We would participate. Local paper announced program on 5/18/09. To date our Bank
has not received any information on the program. Not aware it was to start 6/15
(newspaper did not specify a start date either). We dojn't even know if there is
a separate application or eligibility checklist. Kind of in the dark right now.
Loan amount is too small to work on.
As a former small bank "credit policy" person, "Viable" is a key word in my
view. However, a BIGGER issue is the regulations/regulators view of a commercial
bank making a "new", separate loan (including ARC) that helps bring a past due
loan current (a reg violation to the best of my knowledge) or avoids a likely
past due situation with what is likely already a rated credit (certainly would
open the eyes of a bank examiner).
Think this would be best deliverd as a Direct Program. Far too many holes in it.
One that is quite troubling relates to the determination of "business
viability." Don't have the confidence that it would not be second guessed.
Most of my past due commercial loans were made under an SBA program. Excluding
those borrowers from the ARC does nothing for them. If they really want to help,
include existing SBA credits! Those loans made after FEb. 17, 2009 shouldn't be
in trouble yet anyway! I see no real benefit except that any loans made under
this program should just as well be called "grants"

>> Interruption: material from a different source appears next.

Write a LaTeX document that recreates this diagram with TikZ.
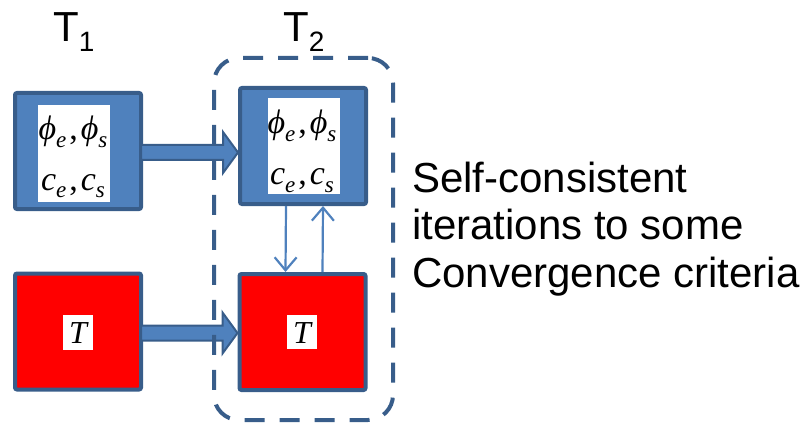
\RequirePackage{fix-cm}
\documentclass[tikz,border=0pt]{standalone}
\usepackage{fontspec}
\setmainfont{Liberation Sans}
\newfontfamily\eqfont{Liberation Serif}
\usetikzlibrary{calc,arrows.meta}

\definecolor{boxblue}{HTML}{4F81BD}
\definecolor{edgeblue}{HTML}{385D8A}
\definecolor{hotred}{HTML}{FF0000}

% italic symbol with a lowered subscript
\newcommand\sbs[2]{#1\raisebox{-0.22em}{\fontsize{23}{23}\selectfont #2}}
% upright comma with math-like spacing
\newcommand\eqsep{\hspace{3pt}\upshape,\itshape\hspace{3pt}}

\tikzset{
  statebox/.style={draw=edgeblue, line width=4pt, rounded corners=2pt, inner sep=0pt,
    minimum width=126pt, minimum height=116pt},
  bluebox/.style={statebox, fill=boxblue},
  redbox/.style={statebox, fill=hotred},
  whitepad/.style={fill=white, inner sep=0pt},
  eqlbl/.style={inner sep=0pt, anchor=base, font=\eqfont\itshape\fontsize{34}{34}\selectfont},
  tlbl/.style={inner sep=0pt, anchor=base, font=\eqfont\itshape\fontsize{32}{32}\selectfont},
  barrow/.style={fill=boxblue, draw=edgeblue, line width=2pt, line join=miter},
  thinarrow/.style={draw=boxblue, line width=2.2pt,
    -{Straight Barb[length=13pt, width=22pt, line width=2.2pt]}},
  loopframe/.style={draw=edgeblue, line width=4pt, rounded corners=25pt,
    dash pattern=on 20pt off 15pt, inner sep=0pt, minimum width=179pt, minimum height=362pt},
  ttl/.style={inner sep=0pt, anchor=base west, font=\fontsize{42}{42}\selectfont},
  note/.style={inner sep=0pt, anchor=base west, align=left,
    font=\fontsize{42}{47.5}\selectfont}
}

% thick block arrow between the east side of #1 and the west side of #2
\newcommand\blockarrow[2]{%
  \draw[barrow] let \p1=(#1.east), \p2=(#2.west) in
    (\x1-2pt,\y1-1.5pt+7.5pt) -- (\x2-15pt,\y1-1.5pt+7.5pt) -- (\x2-15pt,\y1-1.5pt+20.5pt)
    -- (\x2,\y1-1.5pt) -- (\x2-15pt,\y1-1.5pt-20.5pt) -- (\x2-15pt,\y1-1.5pt-7.5pt)
    -- (\x1-2pt,\y1-1.5pt-7.5pt) -- cycle;}

\begin{document}
\begin{tikzpicture}[x=1pt, y=-1pt]
\useasboundingbox (0,0) rectangle (806,425);

% time-step titles
\node[ttl] (t1) at (53,42) {T\raisebox{-10pt}{\fontsize{28}{28}\selectfont 1}};
\node[ttl] (t2) at (283,42) {T\raisebox{-10pt}{\fontsize{28}{28}\selectfont 2}};

% state boxes
\node[bluebox] (box1) at (78,151) {};
\node[bluebox] (box2) at (303,146) {};
\node[redbox]  (red1) at (78,331.5) {};
\node[redbox]  (red2) at (302.5,332) {};

% white label pads
\node[whitepad, minimum width=72pt, minimum height=97pt] (pad1) at (74,153.5) {};
\node[whitepad, minimum width=72pt, minimum height=96pt] (pad2) at (304,146) {};
\node[whitepad, minimum width=30pt, minimum height=35pt] (padt1) at (78,332.5) {};
\node[whitepad, minimum width=30pt, minimum height=34pt] (padt2) at (302,332) {};

% labels
\node[eqlbl] (phi1) at (73,140) {\sbs{ϕ}{e}\eqsep\sbs{ϕ}{s}};
\node[eqlbl] (c1)   at (73,190) {\sbs{c}{e}\eqsep\sbs{c}{s}};
\node[eqlbl] (phi2) at (302,134) {\sbs{ϕ}{e}\eqsep\sbs{ϕ}{s}};
\node[eqlbl] (c2)   at (302,185) {\sbs{c}{e}\eqsep\sbs{c}{s}};
\node[tlbl] (tl1)  at (78,343) {T};
\node[tlbl] (tl2)  at (302,343) {T};

% time advance
\blockarrow{box1}{box2}
\blockarrow{red1}{red2}

% coupling between the two solvers
\draw[thinarrow] ($(box2.south)+(-17,0)$) -- ($(red2.north)+(-17,0)$);
\draw[thinarrow] ($(red2.north)+(20,0)$) -- ($(box2.south)+(20,0)$);

% iteration frame
\node[loopframe] (loop) at (303.5,239) {};

% explanation
\node[note] (txt) at (412,287) {Self-consistent\\iterations to some\\Convergence criteria};
\end{tikzpicture}
\end{document}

Per ARC policy, US SBA will pay monthly interest to the lender at reasonable
rates throughout the loan term
No interest or fee income to the bank. Basically, here's $35M, start giving me
back the money in one year at drawn out payments. The banks are already in
trouble, is the SBA & Fed. Gov't trying to make it worse?
We'll participate because it's a low cost account acquisition for the future. Thanks to all the sideliners!
I'm a small business person whose family business has been hit hard by economic downturn. By the time the legislation and the SBA and the powers that be, (the banks) get off their butts, we'll probably be out of business. Billions at the drop of a hat to insurance companies and bankers . . . and a small business person can't get a $35,000 loan.